Starring: Manoj Bajpayee, Ishita Chakraborty Singh, Virat Viabhav, Abhishek Bannerjee, Santosh Juvekar
Directed by Devashish Makhija
Strightaway, this is a persuasive and powerful film that shouldn’t be missed by anyone who has watched any film set in the cultural-political dynamics that govern life in the Mumbai chawls. As relevant as Saeed Mirza’s Salim Langde Pe Mat Ro and N Chandra’s Ankush (the two films that are most decidedly the reference points) Bhonsle has a gut-wrenching immediacy to it.
A palpable sense of infinite injustice seeps into a world and a culture rapidly being taken over by goons. Most unexpectedly the retired cop Ganpath Bhosle (Bajpayee, in another sterling performance) takes on the role of an unlikely hero, as he protects a young Bihari girl and her kid-brother from the wrath and disdain of a political henchman who want to use the ‘Marathi Manoos’ card to send all migrant labourers back to Bihar.

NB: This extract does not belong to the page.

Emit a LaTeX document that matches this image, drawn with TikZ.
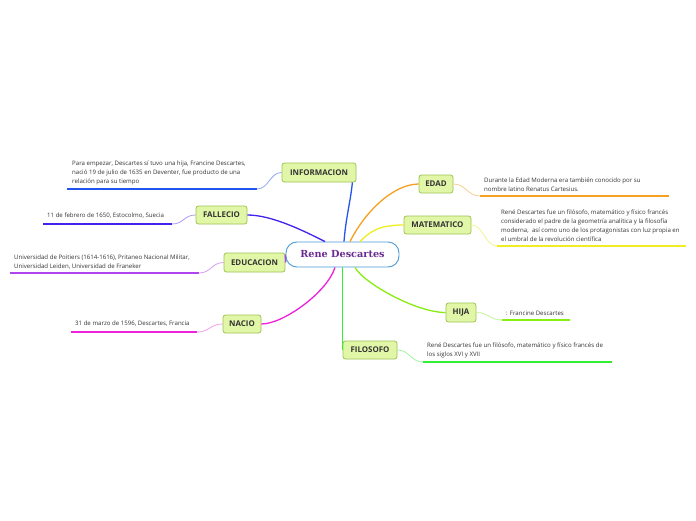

The dynamics of chawl life are adeptly visualized. Director Devashish Makhija (if you haven’t seen his previous serial killer drama Ajji then see it now ) creates an unbearable fear-driven tension in the chawl-setting as the political goon Vilas(a suitably scummy Santosh Juvekar) bullies and roughs up Bihari tenants hoping to make his political bosses happy.
There is nothing new in the dramatic tension created here between a vulnerable Bihari brother-sister duo and the local selfappointed cultural cleansers. Bajpayee‘s character of the gruff dying cop who finds a reason to live in protecting the violated siblings, is a large cliché, deconstructed and rejuvenated by Bajpayee‘s deeply nauanced pain-lashed performance. This is a man who has nothing to lose, who decides he might as well go with a bang rather than wither in his shanty room with a whimper.
The central relationship is sturdily built, and we can almost smell the stench of ground-level politics. The authentic chawl location is captured by cameraman Jimget Wanchuk with claustrophobic credibility. The crisis points in the screenplay are adroitly developed. I didn’t think much of the brutal gruesomely violent climax in a grimy bathroom cubicle where the Rambo in Bhosle comes alive. But I get it. Violence is sometimes the only solution to political bullying.
Manoj Bajpayee anchors the proceedings with a portrayal that is in many ways the opposite of a performance. No dramatic high points are created to accentuate the performance. Ishita Chakraborty Singh (reminiscent of Nisha Singh in Ankush, though far less sugary), Santosh Juvekar, Abhishek Bannerjee (the killer from Pataal Lok here playing a marginal part as an embittered migrant) and the Bihari boy Virat Vaibhav (with no acting experience) come together in a film that needed actors to not ACT.